CodisLabs / codis

Proxy based Redis cluster solution supporting pipeline and scaling dynamically
MIT License
13.16k stars 2.69k forks source link

Read timed out #1413

Open qingzhongli opened 6 years ago

qingzhongli commented 6 years ago

@yangzhe1991 @elvuel @spinlock @fancy-rabbit 请教个问题,spark streaming消费kafka中的消息,写入codis,执行一段时间后报错,spark streaming程序日志如下: User class threw exception: org.apache.spark.SparkException: Job aborted due to stage failure: Task 17 in stage 7813.0 failed 4 times, most recent failure: Lost task 17.3 in stage 7813.0 (TID 468911, DataNode-01, executor 77): redis.clients.jedis.exceptions.JedisConnectionException: java.net.SocketTimeoutException: Read timed out at redis.clients.util.RedisInputStream.ensureFill(RedisInputStream.java:201) at redis.clients.util.RedisInputStream.readByte(RedisInputStream.java:40) at redis.clients.jedis.Protocol.process(Protocol.java:141) at redis.clients.jedis.Protocol.read(Protocol.java:205) at redis.clients.jedis.Connection.readProtocolWithCheckingBroken(Connection.java:297) at redis.clients.jedis.Connection.getAll(Connection.java:267) at redis.clients.jedis.Connection.getAll(Connection.java:259) at redis.clients.jedis.Pipeline.sync(Pipeline.java:99) at com.lqz.sparkStreaming.statics.Statics$$anonfun$doCount$1$$anonfun$apply$1.apply(Statics.scala:131) at com.lqz.sparkStreaming.statics.Statics$$anonfun$doCount$1$$anonfun$apply$1.apply(Statics.scala:94) at org.apache.spark.rdd.RDD$$anonfun$foreachPartition$1$$anonfun$apply$33.apply(RDD.scala:920) at org.apache.spark.rdd.RDD$$anonfun$foreachPartition$1$$anonfun$apply$33.apply(RDD.scala:920) at org.apache.spark.SparkContext$$anonfun$runJob$5.apply(SparkContext.scala:1870) at org.apache.spark.SparkContext$$anonfun$runJob$5.apply(SparkContext.scala:1870) at org.apache.spark.scheduler.ResultTask.runTask(ResultTask.scala:66) at org.apache.spark.scheduler.Task.run(Task.scala:89) at org.apache.spark.executor.Executor$TaskRunner.run(Executor.scala:229) at java.util.concurrent.ThreadPoolExecutor.runWorker(ThreadPoolExecutor.java:114

对应代码处理逻辑片段如下:

static.foreachRDD(rdd` => { rdd.foreachPartition(partitionOfRecords => { lazy val pipelineObj = CodisClient.pipelined; lazy val pipeline = pipelineObj.pipeline;

      try {
        partitionOfRecords.foreach(record => {
          //记录key start
          val key = record._1;
          pipeline.sadd("test:1:k:" + key.substring(0, key.indexOf(':')), key.substring(key.indexOf(':') + 1));
          //记录key end
          pipeline.incrBy("test:1:1:" + record._1, record._2._1);
        });
      } finally {
        if (pipelineObj != null) {
          pipeline.sync();
          pipelineObj.jedis.close();
        }
      }
    })
  })
spinlock commented 6 years ago

pipeline 满了吧。

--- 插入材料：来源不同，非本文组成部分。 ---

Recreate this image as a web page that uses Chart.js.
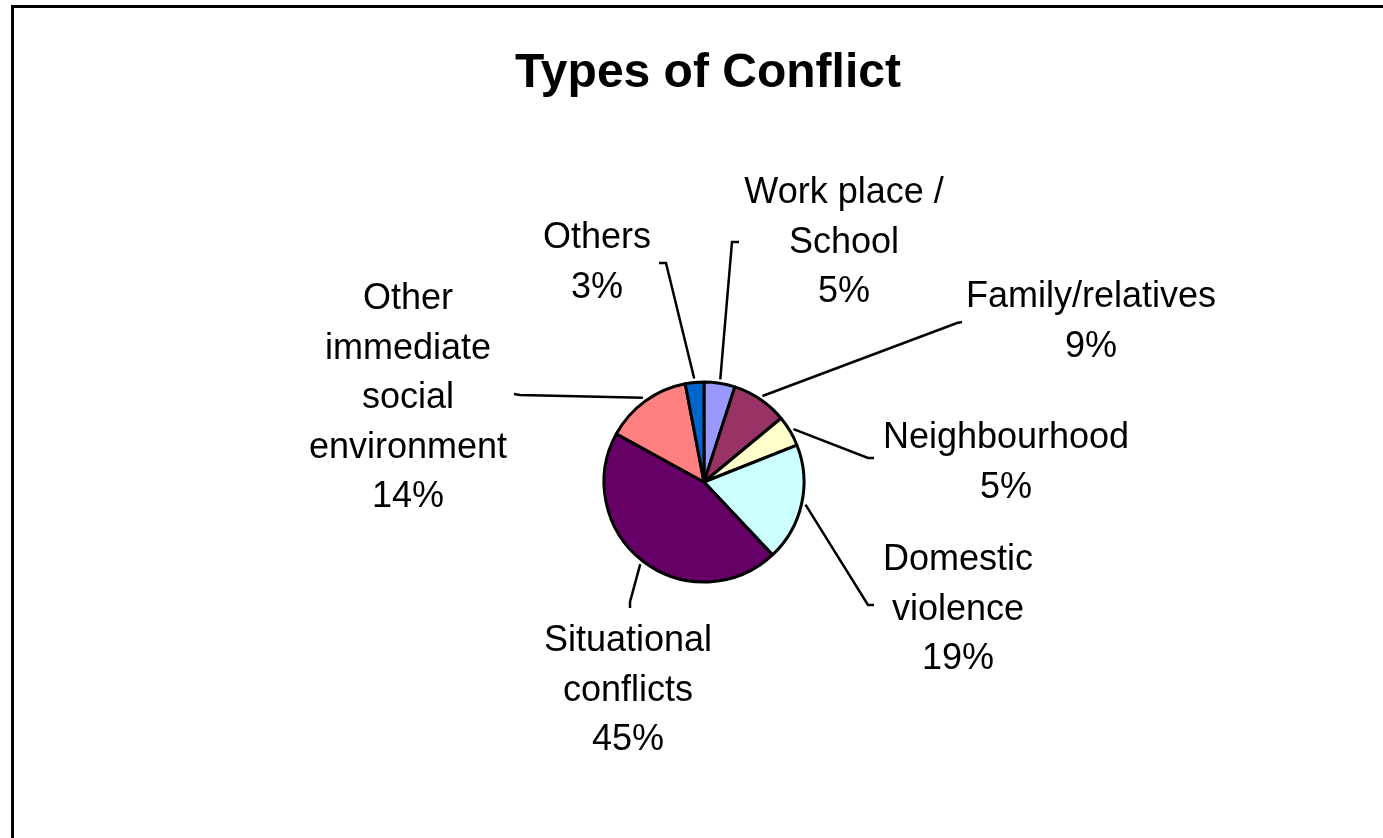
<!DOCTYPE html>
<html>
<head>
<meta charset="utf-8">
<script src="https://cdn.jsdelivr.net/npm/chart.js@4/dist/chart.umd.min.js"></script>
<style>
  html, body { margin: 0; padding: 0; background: #ffffff; }
  #wrap { width: 1383px; height: 838px; position: relative; }
</style>
</head>
<body>
<div id="wrap"><canvas id="c" width="1383" height="838"></canvas></div>
<script>
const chartTitle = 'Types of Conflict';
const categories = ['Work place / School', 'Family/relatives', 'Neighbourhood', 'Domestic violence', 'Situational conflicts', 'Other immediate social environment', 'Others'];
const labelLines = [
  ['Work place /', 'School'],
  ['Family/relatives'],
  ['Neighbourhood'],
  ['Domestic', 'violence'],
  ['Situational', 'conflicts'],
  ['Other', 'immediate', 'social', 'environment'],
  ['Others']
];
const values = [5, 9, 5, 19, 45, 14, 3];
const colors = ['#9999FF', '#993366', '#FFFFCC', '#CCFFFF', '#660066', '#FF8080', '#0066CC'];

// layout of label blocks: centre x, first baseline y
const labelLayout = [
  { x: 844, y: 203 },
  { x: 1091, y: 307 },
  { x: 1006, y: 448 },
  { x: 958, y: 570 },
  { x: 628, y: 651 },
  { x: 408, y: 309 },
  { x: 597, y: 248 }
];
// leader line end + short tick end
const leaderLayout = [
  { ex: 732, ey: 242, tx: 739, ty: 242 },
  { ex: 957, ey: 323, tx: 962, ty: 322 },
  { ex: 868, ey: 458, tx: 874, ty: 458 },
  { ex: 868, ey: 605, tx: 874, ty: 605 },
  { ex: 630, ey: 602, tx: 630, ty: 608 },
  { ex: 520, ey: 395, tx: 514, ty: 394 },
  { ex: 666, ey: 263, tx: 659, ty: 263 }
];
const LINE_H = 49.5;
const LABEL_FONT = '36px "Liberation Sans", Arial, sans-serif';

const decor = {
  id: 'decor',
  beforeDraw(chart) {
    const ctx = chart.ctx;
    ctx.save();
    ctx.fillStyle = '#ffffff';
    ctx.fillRect(0, 0, chart.width, chart.height);
    ctx.strokeStyle = '#000000';
    ctx.lineWidth = 3;
    ctx.strokeRect(12.5, 6.5, chart.width + 20, chart.height + 20);
    // title
    ctx.fillStyle = '#000000';
    ctx.font = 'bold 48px "Liberation Sans", Arial, sans-serif';
    ctx.textAlign = 'center';
    ctx.textBaseline = 'alphabetic';
    ctx.fillText(chartTitle, 708, 87);
    ctx.restore();
  },
  afterDatasetsDraw(chart) {
    const ctx = chart.ctx;
    const meta = chart.getDatasetMeta(0);
    const total = values.reduce((a, b) => a + b, 0);
    ctx.save();
    ctx.strokeStyle = '#000000';
    ctx.lineWidth = 2.5;
    meta.data.forEach((arc, i) => {
      const p = arc.getProps(['x', 'y', 'startAngle', 'endAngle', 'outerRadius'], true);
      const mid = (p.startAngle + p.endAngle) / 2;
      const sx = p.x + (p.outerRadius + 4) * Math.cos(mid);
      const sy = p.y + (p.outerRadius + 4) * Math.sin(mid);
      const L = leaderLayout[i];
      ctx.beginPath();
      ctx.moveTo(sx, sy);
      ctx.lineTo(L.ex, L.ey);
      ctx.lineTo(L.tx, L.ty);
      ctx.stroke();
    });
    ctx.fillStyle = '#000000';
    ctx.font = LABEL_FONT;
    ctx.textAlign = 'center';
    ctx.textBaseline = 'alphabetic';
    labelLines.forEach((lines, i) => {
      const all = lines.concat([Math.round(values[i] / total * 100) + '%']);
      const pos = labelLayout[i];
      all.forEach((t, k) => ctx.fillText(t, pos.x, pos.y + k * LINE_H));
    });
    ctx.restore();
  }
};

new Chart(document.getElementById('c'), {
  type: 'pie',
  data: {
    labels: categories,
    datasets: [{
      data: values,
      backgroundColor: colors,
      borderColor: '#000000',
      borderWidth: 3,
      radius: 100
    }]
  },
  options: {
    responsive: false,
    animation: false,
    layout: { padding: { left: 225, right: 200, top: 226, bottom: 100 } },
    plugins: {
      legend: { display: false },
      title: { display: false },
      tooltip: { enabled: false }
    }
  },
  plugins: [decor]
});
</script>
</body>
</html>
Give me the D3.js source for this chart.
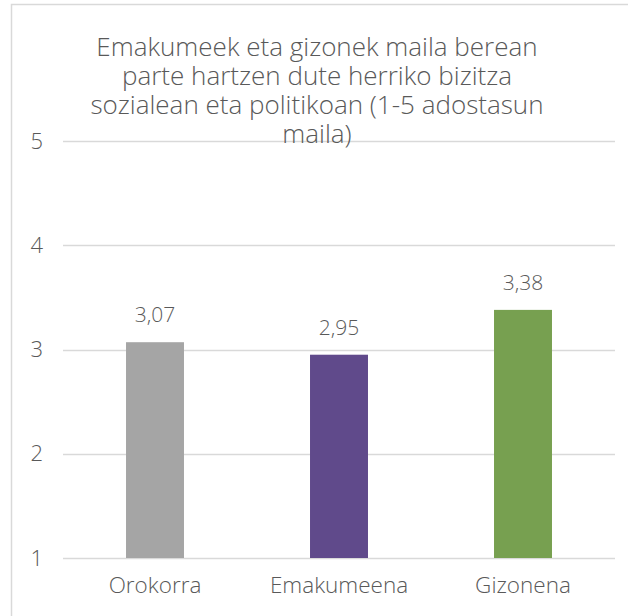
<!DOCTYPE html>
<html>
<head>
<meta charset="utf-8">
<script src="https://cdn.jsdelivr.net/npm/d3@7"></script>
<style>
  body { margin: 0; background: #fff; }
  text { font-family: "Open Sans", "Noto Sans", sans-serif; font-weight: 300; fill: #595959; }
</style>
</head>
<body>
<svg id="chart" width="628" height="616"></svg>
<script>
// data
const categories = ["Orokorra", "Emakumeena", "Gizonena"];
const values = [3.07, 2.95, 3.38];
const barColors = ["#a5a5a5", "#604a8b", "#77a050"];
const yTicks = [1, 2, 3, 4, 5];
const titleLines = [
    "Emakumeek eta gizonek maila berean",
    "parte hartzen dute herriko bizitza",
    "sozialean eta politikoan (1-5 adostasun",
    "maila)"
];

const svg = d3.select("#chart");
const margin = {top: 141, right: 13, bottom: 58, left: 63};
const width = 628 - margin.left - margin.right;
const height = 616 - margin.top - margin.bottom;

// outer chart border (cropped on the right and bottom)
svg.append("rect")
    .attr("x", 11.5).attr("y", 4.5)
    .attr("width", 800).attr("height", 800)
    .attr("fill", "none")
    .attr("stroke", "#d9d9d9")
    .attr("stroke-width", 1.5);

const x = d3.scaleBand()
    .domain(categories)
    .range([margin.left, margin.left + width])
    .paddingInner(0.685)
    .paddingOuter(0.3425);

const y = d3.scaleLinear()
    .domain([1, 5])
    .range([margin.top + height, margin.top]);

// gridlines
svg.append("g")
  .selectAll("line")
  .data(yTicks)
  .join("line")
    .attr("x1", margin.left)
    .attr("x2", margin.left + width)
    .attr("y1", d => Math.round(y(d)) + 0.5)
    .attr("y2", d => Math.round(y(d)) + 0.5)
    .attr("stroke", "#d9d9d9")
    .attr("stroke-width", 1.5);

// y tick labels
svg.append("g")
  .selectAll("text")
  .data(yTicks)
  .join("text")
    .attr("x", 43)
    .attr("y", d => y(d))
    .attr("dy", "0.35em")
    .attr("text-anchor", "end")
    .style("font-size", "22px")
    .text(d => d);

// bars
svg.append("g")
  .selectAll("rect")
  .data(values)
  .join("rect")
    .attr("x", (d, i) => x(categories[i]))
    .attr("width", x.bandwidth())
    .attr("y", d => y(d))
    .attr("height", d => y(1) - y(d))
    .attr("fill", (d, i) => barColors[i]);

// value labels
svg.append("g")
  .selectAll("text")
  .data(values)
  .join("text")
    .attr("x", (d, i) => x(categories[i]) + x.bandwidth() / 2)
    .attr("y", d => y(d) - 20)
    .attr("text-anchor", "middle")
    .style("font-size", "21px")
    .text(d => d3.format(".2f")(d).replace(".", ","));

// category labels
svg.append("g")
  .selectAll("text")
  .data(categories)
  .join("text")
    .attr("x", d => x(d) + x.bandwidth() / 2)
    .attr("y", y(1) + 35)
    .attr("text-anchor", "middle")
    .style("font-size", "22.5px")
    .text(d => d);

// title, one text block with a line per tspan
svg.append("text")
    .attr("text-anchor", "middle")
    .style("font-size", "26px")
  .selectAll("tspan")
  .data(titleLines)
  .join("tspan")
    .attr("x", 317)
    .attr("y", (d, i) => 56 + i * 29)
    .text(d => d);
</script>
</body>
</html>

你确定 pipeline 写出的操作的执行结果被及时读取了么?如果 pipeline 满了的话操作会被阻塞。

qingzhongli commented 6 years ago

@spinlock 谢谢您的回复,还有几个问题请教一下。 请问: 1、 pipeline 写出的操作的执行结果是否被及时读取了如何验证?可否详细的说一下方法? 2、pipeline 满了的话,如何查看是否满了? 3、我现在在 pipeline.sync() 这里加了异常捕获的逻辑,是否合理?

spinlock commented 6 years ago

一般我会写两个 thread,一个负责 read 一个负责 write,但是你的代码里面我只看到了 pipeline 的 write,那么两个问题,1. pipeline 写出的结果都不重要了么?2. pipeline 写出过程的错误,都不做检查了么?

你的这种写法很容易把缓冲区写爆掉的~

qingzhongli commented 6 years ago

@spinlock 多谢指点。刚开始学着用,还想问一下: 1、两个thread的写法,能给个简单的参考吗? 2、pipeline 写出过程的错误,怎么检查?

snailshen2014 commented 4 years ago

jedis pipeline操作,sync()方法是不关注返回结果的,难道codis需要另外的get返回结果,如果不get会阻塞缓冲区吗?